- EXERCISE DIRECTIONS
Only the lines between the line holding "Recreate this image" and the line holding "0.132, color=ink, linewidth=1.3)", both of those included, should be copied exactly; drop the pictures.

[Code that draws figures]
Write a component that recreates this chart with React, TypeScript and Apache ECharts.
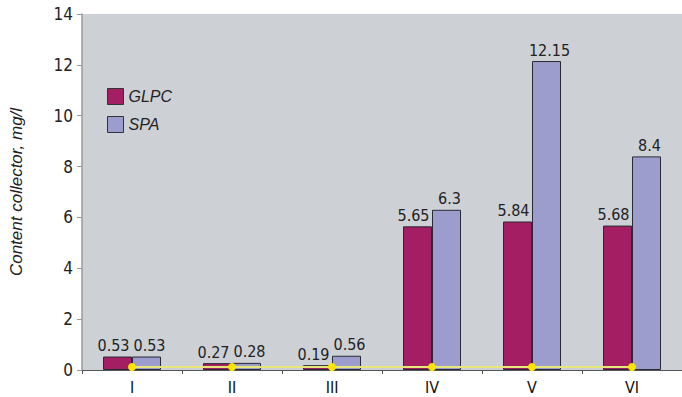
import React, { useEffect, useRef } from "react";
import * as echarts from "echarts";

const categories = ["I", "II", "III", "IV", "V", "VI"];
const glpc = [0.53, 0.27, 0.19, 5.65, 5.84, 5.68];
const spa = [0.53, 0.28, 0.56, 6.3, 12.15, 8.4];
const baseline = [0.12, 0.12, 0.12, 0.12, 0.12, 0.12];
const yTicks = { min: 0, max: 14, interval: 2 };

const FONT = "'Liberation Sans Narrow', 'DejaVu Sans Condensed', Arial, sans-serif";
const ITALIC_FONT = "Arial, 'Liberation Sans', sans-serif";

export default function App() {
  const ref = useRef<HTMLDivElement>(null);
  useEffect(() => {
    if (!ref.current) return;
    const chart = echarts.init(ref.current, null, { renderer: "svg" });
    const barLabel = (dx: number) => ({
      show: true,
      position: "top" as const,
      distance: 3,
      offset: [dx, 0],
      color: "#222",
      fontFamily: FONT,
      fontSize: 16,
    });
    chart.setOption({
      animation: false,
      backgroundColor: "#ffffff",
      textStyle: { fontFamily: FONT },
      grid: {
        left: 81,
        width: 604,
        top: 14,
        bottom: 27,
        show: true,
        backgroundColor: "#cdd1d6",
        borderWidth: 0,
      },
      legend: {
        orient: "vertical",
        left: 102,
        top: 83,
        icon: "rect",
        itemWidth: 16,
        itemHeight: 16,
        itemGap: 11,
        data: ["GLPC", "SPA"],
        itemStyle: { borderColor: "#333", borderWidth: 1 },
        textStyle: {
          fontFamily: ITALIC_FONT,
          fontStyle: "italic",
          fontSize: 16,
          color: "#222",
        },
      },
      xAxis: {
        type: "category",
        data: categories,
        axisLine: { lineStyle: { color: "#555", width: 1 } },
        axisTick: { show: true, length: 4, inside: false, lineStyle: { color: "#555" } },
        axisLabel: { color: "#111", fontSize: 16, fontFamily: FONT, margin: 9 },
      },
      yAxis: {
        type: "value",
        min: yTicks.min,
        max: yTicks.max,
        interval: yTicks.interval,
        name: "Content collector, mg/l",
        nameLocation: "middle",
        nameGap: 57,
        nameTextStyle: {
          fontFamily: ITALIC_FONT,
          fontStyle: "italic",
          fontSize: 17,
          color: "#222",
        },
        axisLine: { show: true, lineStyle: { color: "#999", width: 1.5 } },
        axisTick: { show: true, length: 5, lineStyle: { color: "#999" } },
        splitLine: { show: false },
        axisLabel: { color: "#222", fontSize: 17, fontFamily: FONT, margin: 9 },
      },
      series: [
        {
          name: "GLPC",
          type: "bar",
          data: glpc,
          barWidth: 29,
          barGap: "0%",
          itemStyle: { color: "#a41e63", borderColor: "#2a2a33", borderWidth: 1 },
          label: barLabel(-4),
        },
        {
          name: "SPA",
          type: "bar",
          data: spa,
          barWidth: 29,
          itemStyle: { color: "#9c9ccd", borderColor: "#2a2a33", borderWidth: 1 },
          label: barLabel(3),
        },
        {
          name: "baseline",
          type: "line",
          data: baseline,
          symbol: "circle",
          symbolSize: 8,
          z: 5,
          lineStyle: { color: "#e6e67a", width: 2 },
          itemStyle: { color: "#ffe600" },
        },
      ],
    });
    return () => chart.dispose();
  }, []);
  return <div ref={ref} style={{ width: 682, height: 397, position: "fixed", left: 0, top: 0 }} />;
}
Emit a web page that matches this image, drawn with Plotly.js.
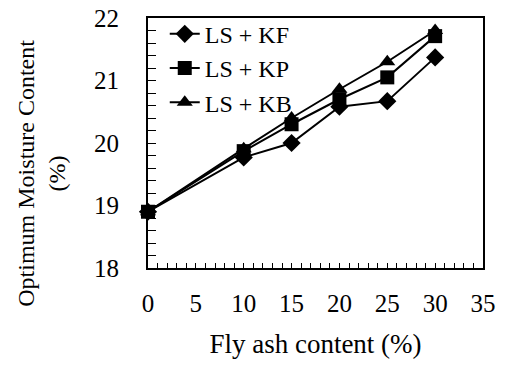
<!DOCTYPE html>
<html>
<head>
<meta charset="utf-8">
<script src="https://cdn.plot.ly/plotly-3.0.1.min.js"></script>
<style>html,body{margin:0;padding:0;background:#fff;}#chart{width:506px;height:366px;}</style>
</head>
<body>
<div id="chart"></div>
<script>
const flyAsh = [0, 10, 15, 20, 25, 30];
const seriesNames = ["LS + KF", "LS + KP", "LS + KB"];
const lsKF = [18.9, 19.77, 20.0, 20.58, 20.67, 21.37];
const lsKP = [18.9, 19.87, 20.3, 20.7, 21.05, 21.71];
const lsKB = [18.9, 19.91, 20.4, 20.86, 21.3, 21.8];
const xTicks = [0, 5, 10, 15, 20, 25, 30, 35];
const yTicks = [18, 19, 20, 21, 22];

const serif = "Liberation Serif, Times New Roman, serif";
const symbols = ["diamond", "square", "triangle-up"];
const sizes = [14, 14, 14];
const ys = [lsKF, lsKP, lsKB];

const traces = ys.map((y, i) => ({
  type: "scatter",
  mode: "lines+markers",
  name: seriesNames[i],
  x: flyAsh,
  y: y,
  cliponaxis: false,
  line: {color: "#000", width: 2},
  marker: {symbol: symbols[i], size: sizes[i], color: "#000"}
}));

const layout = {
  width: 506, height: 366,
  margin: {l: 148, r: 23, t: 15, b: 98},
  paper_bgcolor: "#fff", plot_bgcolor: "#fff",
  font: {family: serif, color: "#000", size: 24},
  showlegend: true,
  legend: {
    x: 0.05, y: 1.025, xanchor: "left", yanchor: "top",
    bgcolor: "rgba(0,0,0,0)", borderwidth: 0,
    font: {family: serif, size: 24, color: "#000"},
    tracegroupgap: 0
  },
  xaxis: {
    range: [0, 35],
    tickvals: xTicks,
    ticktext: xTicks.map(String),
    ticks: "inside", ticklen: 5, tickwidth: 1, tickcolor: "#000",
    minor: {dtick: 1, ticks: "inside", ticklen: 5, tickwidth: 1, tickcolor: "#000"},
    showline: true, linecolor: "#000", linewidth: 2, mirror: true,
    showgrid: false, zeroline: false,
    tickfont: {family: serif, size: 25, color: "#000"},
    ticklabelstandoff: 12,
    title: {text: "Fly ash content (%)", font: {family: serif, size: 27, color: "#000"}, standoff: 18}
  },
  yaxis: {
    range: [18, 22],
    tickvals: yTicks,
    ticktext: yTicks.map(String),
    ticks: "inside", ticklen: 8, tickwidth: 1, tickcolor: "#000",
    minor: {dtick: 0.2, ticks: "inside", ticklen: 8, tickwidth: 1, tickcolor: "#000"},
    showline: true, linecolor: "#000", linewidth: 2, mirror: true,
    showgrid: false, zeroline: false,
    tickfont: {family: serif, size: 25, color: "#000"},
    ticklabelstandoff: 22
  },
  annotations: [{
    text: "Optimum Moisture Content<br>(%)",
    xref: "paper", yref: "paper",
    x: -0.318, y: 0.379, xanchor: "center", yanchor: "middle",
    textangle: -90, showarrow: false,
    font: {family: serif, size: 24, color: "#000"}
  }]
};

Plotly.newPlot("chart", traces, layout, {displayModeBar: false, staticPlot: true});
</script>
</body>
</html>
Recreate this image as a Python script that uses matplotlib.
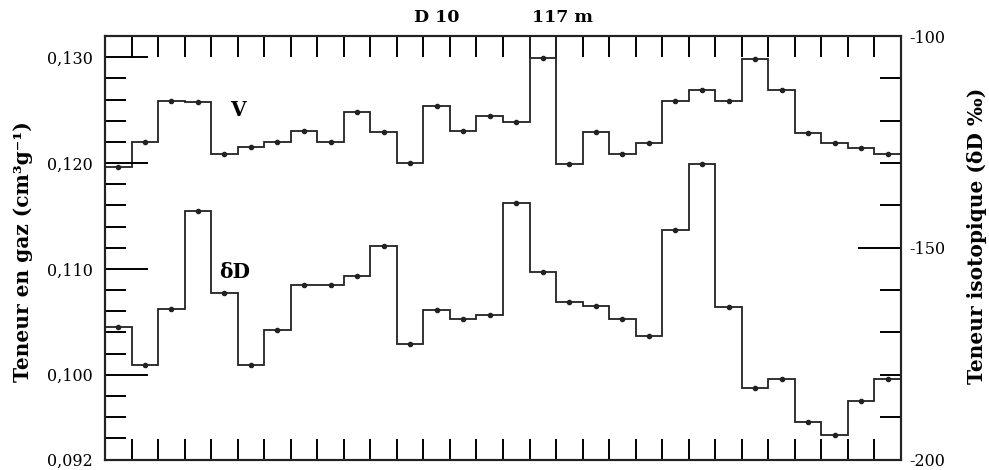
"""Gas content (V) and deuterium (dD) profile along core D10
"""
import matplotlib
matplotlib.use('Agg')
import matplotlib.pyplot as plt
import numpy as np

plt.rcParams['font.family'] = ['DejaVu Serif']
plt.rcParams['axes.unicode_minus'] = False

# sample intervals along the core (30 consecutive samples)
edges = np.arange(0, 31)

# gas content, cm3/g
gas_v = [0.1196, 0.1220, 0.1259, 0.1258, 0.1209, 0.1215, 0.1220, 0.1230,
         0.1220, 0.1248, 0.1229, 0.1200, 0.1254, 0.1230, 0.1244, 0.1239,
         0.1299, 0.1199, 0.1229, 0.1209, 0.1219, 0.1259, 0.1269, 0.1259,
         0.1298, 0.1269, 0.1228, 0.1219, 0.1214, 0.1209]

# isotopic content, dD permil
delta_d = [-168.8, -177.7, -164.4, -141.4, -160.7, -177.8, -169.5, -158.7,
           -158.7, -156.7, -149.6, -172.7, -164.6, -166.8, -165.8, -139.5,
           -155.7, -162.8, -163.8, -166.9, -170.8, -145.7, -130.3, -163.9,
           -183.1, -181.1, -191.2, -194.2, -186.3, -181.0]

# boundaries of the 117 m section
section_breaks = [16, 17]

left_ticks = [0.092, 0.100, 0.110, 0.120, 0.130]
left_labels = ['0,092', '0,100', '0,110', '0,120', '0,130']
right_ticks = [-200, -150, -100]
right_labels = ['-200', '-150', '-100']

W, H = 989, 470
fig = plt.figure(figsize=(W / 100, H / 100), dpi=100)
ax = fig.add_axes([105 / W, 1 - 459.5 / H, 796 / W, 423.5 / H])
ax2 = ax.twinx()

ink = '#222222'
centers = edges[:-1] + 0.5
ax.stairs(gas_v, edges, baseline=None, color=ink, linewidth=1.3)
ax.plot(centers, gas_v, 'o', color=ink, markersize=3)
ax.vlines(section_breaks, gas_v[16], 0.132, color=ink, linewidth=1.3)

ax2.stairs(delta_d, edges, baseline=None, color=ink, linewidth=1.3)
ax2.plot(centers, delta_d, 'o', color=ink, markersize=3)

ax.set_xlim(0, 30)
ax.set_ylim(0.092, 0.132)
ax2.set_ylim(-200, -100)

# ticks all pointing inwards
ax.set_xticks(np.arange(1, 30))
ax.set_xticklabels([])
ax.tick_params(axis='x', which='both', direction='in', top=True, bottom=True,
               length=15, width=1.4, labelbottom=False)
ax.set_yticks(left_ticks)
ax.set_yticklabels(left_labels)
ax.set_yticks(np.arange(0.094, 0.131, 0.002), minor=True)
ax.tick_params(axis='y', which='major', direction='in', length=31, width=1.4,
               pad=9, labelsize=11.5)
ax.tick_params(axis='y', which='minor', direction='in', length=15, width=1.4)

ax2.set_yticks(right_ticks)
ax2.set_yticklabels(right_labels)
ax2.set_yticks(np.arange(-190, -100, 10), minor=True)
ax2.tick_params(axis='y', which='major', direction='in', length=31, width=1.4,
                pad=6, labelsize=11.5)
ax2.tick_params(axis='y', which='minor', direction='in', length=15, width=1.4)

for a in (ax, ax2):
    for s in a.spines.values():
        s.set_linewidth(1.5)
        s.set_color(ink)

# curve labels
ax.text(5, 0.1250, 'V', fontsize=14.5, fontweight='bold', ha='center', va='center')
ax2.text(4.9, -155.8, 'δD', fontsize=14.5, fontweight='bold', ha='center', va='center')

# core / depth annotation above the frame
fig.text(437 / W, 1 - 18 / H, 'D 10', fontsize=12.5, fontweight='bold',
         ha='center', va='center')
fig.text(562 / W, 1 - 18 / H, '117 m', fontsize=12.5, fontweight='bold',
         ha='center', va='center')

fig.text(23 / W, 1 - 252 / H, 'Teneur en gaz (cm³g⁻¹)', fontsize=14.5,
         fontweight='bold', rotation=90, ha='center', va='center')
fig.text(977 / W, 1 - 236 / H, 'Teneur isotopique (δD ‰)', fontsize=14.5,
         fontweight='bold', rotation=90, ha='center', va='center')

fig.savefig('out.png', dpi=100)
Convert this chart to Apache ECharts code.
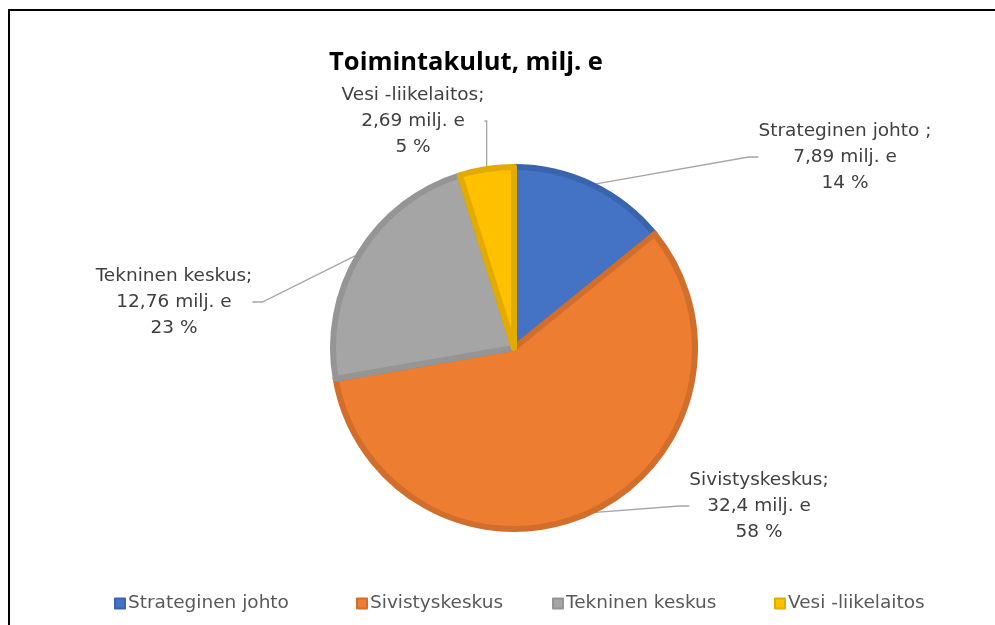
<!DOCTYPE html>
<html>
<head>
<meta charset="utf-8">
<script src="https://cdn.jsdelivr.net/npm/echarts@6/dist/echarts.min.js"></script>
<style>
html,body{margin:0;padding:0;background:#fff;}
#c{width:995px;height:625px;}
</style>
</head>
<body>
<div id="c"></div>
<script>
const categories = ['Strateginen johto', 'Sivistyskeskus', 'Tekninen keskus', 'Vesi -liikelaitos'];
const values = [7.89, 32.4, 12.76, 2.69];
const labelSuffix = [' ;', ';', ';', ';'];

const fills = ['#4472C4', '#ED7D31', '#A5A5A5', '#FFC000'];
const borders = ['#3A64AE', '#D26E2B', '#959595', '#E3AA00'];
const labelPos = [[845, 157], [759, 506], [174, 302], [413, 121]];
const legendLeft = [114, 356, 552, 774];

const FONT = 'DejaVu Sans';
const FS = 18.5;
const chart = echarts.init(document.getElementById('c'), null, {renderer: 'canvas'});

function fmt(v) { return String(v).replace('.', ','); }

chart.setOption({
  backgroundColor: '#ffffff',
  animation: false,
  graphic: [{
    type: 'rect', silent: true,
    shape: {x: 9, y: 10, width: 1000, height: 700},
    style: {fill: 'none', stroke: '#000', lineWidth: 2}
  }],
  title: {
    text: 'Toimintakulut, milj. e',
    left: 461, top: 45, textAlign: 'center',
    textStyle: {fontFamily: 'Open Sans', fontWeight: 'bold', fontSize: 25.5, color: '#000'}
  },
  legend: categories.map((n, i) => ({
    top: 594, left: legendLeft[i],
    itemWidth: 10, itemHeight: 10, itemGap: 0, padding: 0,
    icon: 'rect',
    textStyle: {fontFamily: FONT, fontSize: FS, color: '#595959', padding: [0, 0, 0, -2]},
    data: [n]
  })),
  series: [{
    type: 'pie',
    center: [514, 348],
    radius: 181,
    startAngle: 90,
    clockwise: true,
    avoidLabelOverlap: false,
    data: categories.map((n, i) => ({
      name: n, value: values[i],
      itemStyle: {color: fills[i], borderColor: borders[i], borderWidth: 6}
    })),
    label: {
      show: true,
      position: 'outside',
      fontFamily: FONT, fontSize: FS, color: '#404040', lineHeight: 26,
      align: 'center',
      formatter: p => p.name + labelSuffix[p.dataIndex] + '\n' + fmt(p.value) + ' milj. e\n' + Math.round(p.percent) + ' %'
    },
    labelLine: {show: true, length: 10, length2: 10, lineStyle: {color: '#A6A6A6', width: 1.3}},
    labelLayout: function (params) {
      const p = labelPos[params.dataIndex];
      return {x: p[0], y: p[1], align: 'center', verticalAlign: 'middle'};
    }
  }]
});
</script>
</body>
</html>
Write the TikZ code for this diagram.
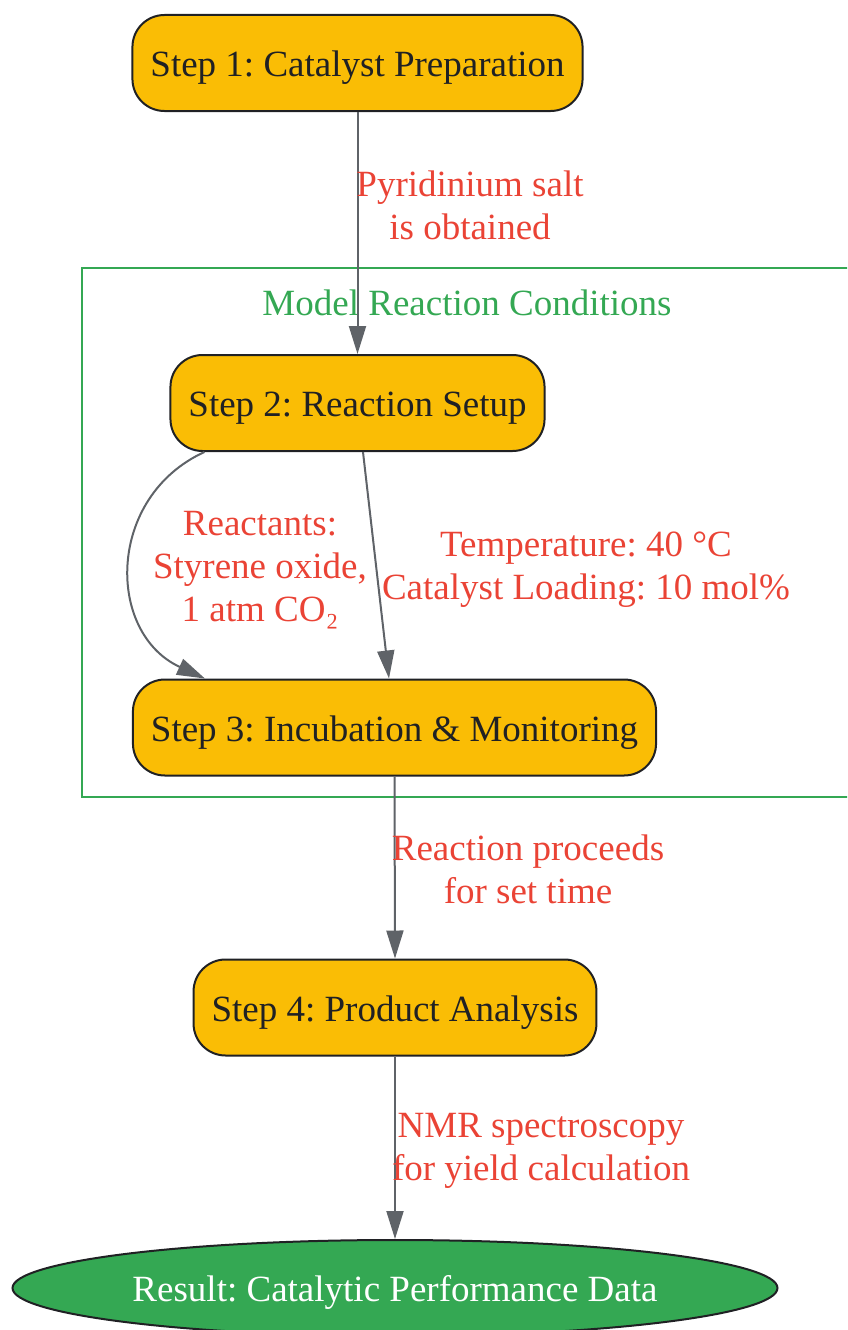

- TASK SOLUTION
Recreate this image as a Python script that uses matplotlib.
"""Gas content (V) and deuterium (dD) profile along core D10
"""
import matplotlib
matplotlib.use('Agg')
import matplotlib.pyplot as plt
import numpy as np

plt.rcParams['font.family'] = ['DejaVu Serif']
plt.rcParams['axes.unicode_minus'] = False

# sample intervals along the core (30 consecutive samples)
edges = np.arange(0, 31)

# gas content, cm3/g
gas_v = [0.1196, 0.1220, 0.1259, 0.1258, 0.1209, 0.1215, 0.1220, 0.1230,
         0.1220, 0.1248, 0.1229, 0.1200, 0.1254, 0.1230, 0.1244, 0.1239,
         0.1299, 0.1199, 0.1229, 0.1209, 0.1219, 0.1259, 0.1269, 0.1259,
         0.1298, 0.1269, 0.1228, 0.1219, 0.1214, 0.1209]

# isotopic content, dD permil
delta_d = [-168.8, -177.7, -164.4, -141.4, -160.7, -177.8, -169.5, -158.7,
           -158.7, -156.7, -149.6, -172.7, -164.6, -166.8, -165.8, -139.5,
           -155.7, -162.8, -163.8, -166.9, -170.8, -145.7, -130.3, -163.9,
           -183.1, -181.1, -191.2, -194.2, -186.3, -181.0]

# boundaries of the 117 m section
section_breaks = [16, 17]

left_ticks = [0.092, 0.100, 0.110, 0.120, 0.130]
left_labels = ['0,092', '0,100', '0,110', '0,120', '0,130']
right_ticks = [-200, -150, -100]
right_labels = ['-200', '-150', '-100']

W, H = 989, 470
fig = plt.figure(figsize=(W / 100, H / 100), dpi=100)
ax = fig.add_axes([105 / W, 1 - 459.5 / H, 796 / W, 423.5 / H])
ax2 = ax.twinx()

ink = '#222222'
centers = edges[:-1] + 0.5
ax.stairs(gas_v, edges, baseline=None, color=ink, linewidth=1.3)
ax.plot(centers, gas_v, 'o', color=ink, markersize=3)
ax.vlines(section_breaks, gas_v[16], 0.132, color=ink, linewidth=1.3)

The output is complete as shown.